**WRITTEN TASK:** Below, find the line containing "Generate a Python" and the line containing "left_other = [2924.5, 3000.9, 3017.4, 3025.8, 3113.6, 3264.5]"; reproduce exactly those two and every line between them, omitting pictures.

**INFORMATION PROVIDED:**
##############################

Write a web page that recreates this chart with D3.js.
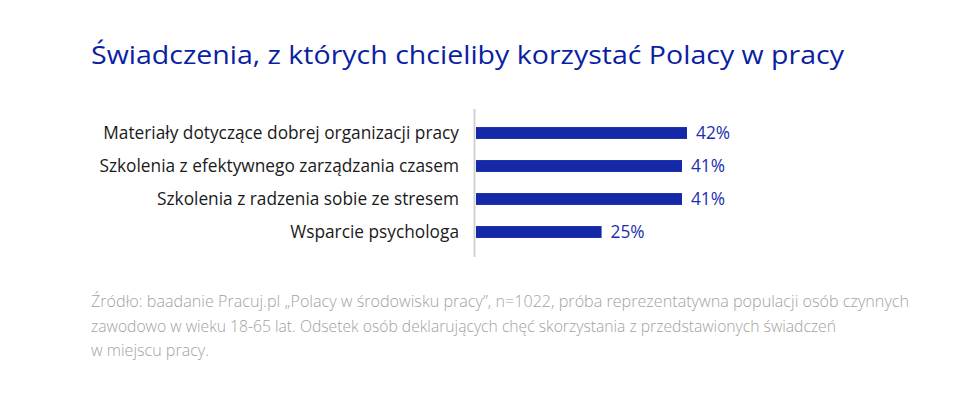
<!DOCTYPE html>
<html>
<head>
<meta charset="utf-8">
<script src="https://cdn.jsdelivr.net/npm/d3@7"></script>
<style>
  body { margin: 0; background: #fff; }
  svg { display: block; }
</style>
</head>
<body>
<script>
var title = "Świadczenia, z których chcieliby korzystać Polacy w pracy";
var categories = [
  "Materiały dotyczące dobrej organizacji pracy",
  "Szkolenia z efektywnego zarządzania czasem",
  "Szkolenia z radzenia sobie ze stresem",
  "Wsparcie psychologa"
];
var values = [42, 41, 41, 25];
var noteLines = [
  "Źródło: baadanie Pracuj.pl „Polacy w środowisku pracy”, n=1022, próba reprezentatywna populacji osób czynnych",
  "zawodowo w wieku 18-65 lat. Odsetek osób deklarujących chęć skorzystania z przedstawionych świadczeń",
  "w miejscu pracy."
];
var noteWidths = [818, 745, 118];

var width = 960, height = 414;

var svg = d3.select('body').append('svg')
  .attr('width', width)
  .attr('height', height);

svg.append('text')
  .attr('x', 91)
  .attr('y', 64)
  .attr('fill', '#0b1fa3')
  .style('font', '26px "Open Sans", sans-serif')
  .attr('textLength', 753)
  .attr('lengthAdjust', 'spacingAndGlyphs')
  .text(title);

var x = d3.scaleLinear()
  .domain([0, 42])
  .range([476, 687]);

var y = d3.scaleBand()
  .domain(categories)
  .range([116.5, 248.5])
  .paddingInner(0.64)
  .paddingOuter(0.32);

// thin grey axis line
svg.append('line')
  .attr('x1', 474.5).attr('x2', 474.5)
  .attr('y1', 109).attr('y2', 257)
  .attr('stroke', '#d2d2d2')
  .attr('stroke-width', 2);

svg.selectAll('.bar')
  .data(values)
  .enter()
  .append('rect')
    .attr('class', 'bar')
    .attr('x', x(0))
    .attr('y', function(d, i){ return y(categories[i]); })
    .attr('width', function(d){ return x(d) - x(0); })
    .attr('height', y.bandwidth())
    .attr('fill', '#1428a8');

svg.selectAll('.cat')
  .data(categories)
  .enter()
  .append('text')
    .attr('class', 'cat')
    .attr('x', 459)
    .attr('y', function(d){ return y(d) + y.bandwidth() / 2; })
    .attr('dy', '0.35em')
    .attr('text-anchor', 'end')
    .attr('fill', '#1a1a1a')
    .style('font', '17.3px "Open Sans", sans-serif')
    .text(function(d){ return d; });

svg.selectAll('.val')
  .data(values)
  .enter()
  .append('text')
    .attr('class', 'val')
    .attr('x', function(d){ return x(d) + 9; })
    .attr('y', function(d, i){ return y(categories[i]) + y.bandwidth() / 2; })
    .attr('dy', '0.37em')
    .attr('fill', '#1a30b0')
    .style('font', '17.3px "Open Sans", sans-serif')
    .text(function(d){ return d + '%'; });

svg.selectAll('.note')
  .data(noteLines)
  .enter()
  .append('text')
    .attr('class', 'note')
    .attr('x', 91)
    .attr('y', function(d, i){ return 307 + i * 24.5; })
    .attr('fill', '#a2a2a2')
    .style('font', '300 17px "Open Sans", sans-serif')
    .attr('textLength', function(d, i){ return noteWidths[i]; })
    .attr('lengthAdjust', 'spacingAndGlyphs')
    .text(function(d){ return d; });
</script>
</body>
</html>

##############################

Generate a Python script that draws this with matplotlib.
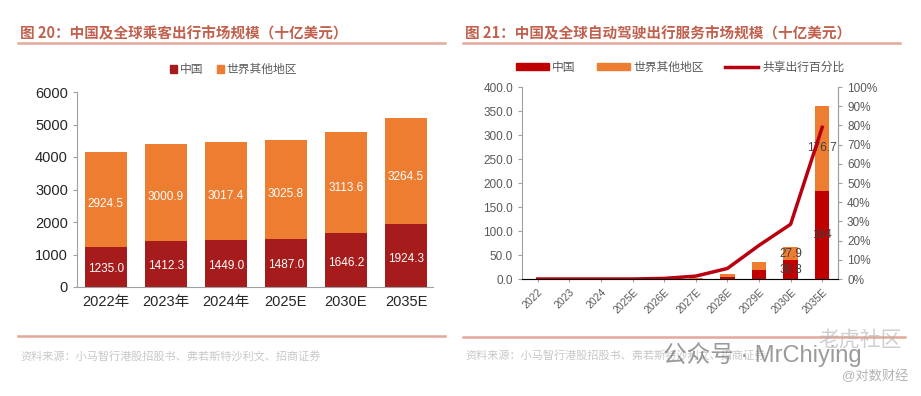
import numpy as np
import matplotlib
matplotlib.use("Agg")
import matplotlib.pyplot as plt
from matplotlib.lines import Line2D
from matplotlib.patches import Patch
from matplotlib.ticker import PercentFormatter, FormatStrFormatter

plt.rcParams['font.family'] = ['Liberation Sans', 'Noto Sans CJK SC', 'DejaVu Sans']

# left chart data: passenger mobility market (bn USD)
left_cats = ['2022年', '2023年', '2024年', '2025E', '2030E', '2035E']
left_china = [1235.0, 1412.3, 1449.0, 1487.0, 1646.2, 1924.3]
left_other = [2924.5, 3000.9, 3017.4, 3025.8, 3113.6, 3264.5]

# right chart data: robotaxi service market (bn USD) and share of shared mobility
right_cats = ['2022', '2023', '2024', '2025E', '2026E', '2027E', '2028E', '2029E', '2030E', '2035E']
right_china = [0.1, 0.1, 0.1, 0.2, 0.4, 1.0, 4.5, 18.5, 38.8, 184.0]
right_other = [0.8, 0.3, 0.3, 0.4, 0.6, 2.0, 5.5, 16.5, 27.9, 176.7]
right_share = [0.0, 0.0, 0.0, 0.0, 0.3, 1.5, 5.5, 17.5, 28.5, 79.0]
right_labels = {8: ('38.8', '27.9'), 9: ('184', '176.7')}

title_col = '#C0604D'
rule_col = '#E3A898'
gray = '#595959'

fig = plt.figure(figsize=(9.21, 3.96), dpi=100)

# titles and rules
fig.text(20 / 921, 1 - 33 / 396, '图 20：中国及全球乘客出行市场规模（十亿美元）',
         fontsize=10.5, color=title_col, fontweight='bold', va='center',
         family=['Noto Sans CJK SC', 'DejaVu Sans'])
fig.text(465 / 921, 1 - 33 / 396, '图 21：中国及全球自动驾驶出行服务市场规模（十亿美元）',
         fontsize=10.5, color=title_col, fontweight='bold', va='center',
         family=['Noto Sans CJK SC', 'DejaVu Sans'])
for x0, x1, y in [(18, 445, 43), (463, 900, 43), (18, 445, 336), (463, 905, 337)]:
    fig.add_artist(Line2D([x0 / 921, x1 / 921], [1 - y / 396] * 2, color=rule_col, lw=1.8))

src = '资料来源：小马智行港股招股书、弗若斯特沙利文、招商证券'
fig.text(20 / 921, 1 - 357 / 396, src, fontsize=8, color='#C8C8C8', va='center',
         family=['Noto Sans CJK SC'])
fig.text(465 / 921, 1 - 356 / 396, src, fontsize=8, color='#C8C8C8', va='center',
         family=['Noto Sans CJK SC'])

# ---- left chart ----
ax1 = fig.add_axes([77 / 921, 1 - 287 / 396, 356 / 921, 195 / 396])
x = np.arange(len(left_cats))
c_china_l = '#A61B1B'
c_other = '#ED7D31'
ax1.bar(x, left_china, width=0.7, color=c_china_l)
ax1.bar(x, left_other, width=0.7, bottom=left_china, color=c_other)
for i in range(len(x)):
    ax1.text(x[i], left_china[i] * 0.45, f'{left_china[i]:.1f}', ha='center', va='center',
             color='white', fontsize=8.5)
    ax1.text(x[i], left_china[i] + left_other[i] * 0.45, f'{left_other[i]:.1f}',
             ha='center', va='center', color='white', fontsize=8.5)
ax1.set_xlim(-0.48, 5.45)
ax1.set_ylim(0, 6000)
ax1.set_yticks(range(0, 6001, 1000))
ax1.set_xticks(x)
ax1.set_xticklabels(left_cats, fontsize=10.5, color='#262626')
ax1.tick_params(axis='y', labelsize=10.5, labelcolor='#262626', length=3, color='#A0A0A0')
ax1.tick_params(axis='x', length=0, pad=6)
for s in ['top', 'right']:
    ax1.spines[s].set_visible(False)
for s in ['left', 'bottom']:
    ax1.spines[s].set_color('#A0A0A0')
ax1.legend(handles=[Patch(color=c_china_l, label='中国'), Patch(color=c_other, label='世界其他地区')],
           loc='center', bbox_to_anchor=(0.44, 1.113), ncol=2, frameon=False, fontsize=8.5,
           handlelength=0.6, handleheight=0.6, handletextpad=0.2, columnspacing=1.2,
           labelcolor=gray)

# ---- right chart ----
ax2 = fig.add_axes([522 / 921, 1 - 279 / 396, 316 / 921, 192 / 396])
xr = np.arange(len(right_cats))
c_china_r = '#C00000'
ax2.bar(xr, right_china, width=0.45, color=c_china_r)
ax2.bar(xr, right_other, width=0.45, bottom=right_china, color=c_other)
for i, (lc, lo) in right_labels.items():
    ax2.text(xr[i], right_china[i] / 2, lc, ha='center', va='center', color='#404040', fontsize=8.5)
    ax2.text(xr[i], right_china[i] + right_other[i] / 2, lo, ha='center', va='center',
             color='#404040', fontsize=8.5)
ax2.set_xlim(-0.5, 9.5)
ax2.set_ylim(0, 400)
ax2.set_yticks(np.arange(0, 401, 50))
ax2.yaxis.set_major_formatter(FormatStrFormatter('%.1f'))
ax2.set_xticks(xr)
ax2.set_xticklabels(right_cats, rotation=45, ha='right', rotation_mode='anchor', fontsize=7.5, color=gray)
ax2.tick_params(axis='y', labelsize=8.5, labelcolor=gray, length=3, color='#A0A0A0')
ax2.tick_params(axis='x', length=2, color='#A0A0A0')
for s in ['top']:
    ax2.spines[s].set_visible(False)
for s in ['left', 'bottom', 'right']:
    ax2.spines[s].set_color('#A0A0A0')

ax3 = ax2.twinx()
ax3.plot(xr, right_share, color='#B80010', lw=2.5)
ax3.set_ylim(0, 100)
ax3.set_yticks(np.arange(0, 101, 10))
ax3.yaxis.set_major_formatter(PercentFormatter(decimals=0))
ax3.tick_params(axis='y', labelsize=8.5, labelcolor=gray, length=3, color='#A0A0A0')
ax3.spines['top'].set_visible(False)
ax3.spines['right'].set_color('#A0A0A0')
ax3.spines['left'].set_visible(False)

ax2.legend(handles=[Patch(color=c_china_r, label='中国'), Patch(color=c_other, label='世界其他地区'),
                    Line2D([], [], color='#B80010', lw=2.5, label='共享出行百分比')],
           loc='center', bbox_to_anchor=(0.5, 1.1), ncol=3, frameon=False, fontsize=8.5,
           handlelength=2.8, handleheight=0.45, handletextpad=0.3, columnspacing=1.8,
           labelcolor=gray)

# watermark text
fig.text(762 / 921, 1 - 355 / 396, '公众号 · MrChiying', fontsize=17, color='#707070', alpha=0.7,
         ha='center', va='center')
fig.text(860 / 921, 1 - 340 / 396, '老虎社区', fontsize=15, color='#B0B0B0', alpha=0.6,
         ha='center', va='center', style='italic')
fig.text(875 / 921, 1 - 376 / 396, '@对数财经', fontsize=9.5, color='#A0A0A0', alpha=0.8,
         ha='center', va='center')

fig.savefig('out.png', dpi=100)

##############################

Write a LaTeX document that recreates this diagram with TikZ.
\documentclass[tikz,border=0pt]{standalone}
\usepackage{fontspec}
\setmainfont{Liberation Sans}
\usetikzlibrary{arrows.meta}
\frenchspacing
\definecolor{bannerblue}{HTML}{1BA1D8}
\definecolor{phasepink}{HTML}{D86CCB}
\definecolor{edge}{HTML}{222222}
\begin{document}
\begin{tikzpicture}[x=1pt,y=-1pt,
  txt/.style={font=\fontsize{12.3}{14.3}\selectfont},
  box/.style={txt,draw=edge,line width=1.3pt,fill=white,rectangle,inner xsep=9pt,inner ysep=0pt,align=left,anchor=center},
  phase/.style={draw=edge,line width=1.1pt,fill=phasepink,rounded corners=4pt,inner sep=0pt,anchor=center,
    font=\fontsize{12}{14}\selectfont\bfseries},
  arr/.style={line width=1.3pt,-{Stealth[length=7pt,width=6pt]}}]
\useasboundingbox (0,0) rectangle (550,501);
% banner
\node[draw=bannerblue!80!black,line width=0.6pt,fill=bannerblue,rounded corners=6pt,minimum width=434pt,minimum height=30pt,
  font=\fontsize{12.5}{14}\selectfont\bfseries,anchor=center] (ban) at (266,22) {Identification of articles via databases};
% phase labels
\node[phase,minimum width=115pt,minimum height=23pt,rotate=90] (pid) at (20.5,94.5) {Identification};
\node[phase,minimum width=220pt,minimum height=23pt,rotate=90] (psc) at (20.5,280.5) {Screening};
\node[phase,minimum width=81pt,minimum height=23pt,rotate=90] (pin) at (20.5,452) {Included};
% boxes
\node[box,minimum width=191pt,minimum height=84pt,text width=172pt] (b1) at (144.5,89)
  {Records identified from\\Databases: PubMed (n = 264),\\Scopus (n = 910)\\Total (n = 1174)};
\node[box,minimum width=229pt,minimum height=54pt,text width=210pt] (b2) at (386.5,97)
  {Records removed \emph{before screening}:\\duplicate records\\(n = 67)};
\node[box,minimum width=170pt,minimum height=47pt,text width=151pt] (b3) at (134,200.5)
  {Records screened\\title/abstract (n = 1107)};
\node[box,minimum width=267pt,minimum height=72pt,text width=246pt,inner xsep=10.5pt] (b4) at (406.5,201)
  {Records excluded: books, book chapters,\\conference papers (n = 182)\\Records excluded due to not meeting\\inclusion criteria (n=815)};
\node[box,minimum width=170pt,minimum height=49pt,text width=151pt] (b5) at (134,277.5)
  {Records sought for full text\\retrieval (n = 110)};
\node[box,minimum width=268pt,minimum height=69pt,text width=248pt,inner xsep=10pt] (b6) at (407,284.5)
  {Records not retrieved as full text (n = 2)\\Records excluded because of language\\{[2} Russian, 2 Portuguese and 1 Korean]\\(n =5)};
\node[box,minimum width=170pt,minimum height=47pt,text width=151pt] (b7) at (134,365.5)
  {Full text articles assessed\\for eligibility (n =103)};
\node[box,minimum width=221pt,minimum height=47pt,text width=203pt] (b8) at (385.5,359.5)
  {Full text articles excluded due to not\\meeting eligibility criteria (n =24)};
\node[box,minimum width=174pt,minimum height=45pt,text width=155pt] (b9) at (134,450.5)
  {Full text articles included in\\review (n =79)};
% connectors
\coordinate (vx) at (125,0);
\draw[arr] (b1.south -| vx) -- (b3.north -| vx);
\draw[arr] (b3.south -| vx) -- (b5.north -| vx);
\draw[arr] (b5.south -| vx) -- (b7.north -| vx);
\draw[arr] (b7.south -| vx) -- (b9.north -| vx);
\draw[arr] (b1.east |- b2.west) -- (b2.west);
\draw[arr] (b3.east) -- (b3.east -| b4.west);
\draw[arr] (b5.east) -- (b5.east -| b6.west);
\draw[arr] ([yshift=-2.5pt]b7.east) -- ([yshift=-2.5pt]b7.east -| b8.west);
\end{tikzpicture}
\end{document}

##############################

**CORRECT RESPONSE:**
Generate a Python script that draws this with matplotlib.
import numpy as np
import matplotlib
matplotlib.use("Agg")
import matplotlib.pyplot as plt
from matplotlib.lines import Line2D
from matplotlib.patches import Patch
from matplotlib.ticker import PercentFormatter, FormatStrFormatter

plt.rcParams['font.family'] = ['Liberation Sans', 'Noto Sans CJK SC', 'DejaVu Sans']

# left chart data: passenger mobility market (bn USD)
left_cats = ['2022年', '2023年', '2024年', '2025E', '2030E', '2035E']
left_china = [1235.0, 1412.3, 1449.0, 1487.0, 1646.2, 1924.3]
left_other = [2924.5, 3000.9, 3017.4, 3025.8, 3113.6, 3264.5]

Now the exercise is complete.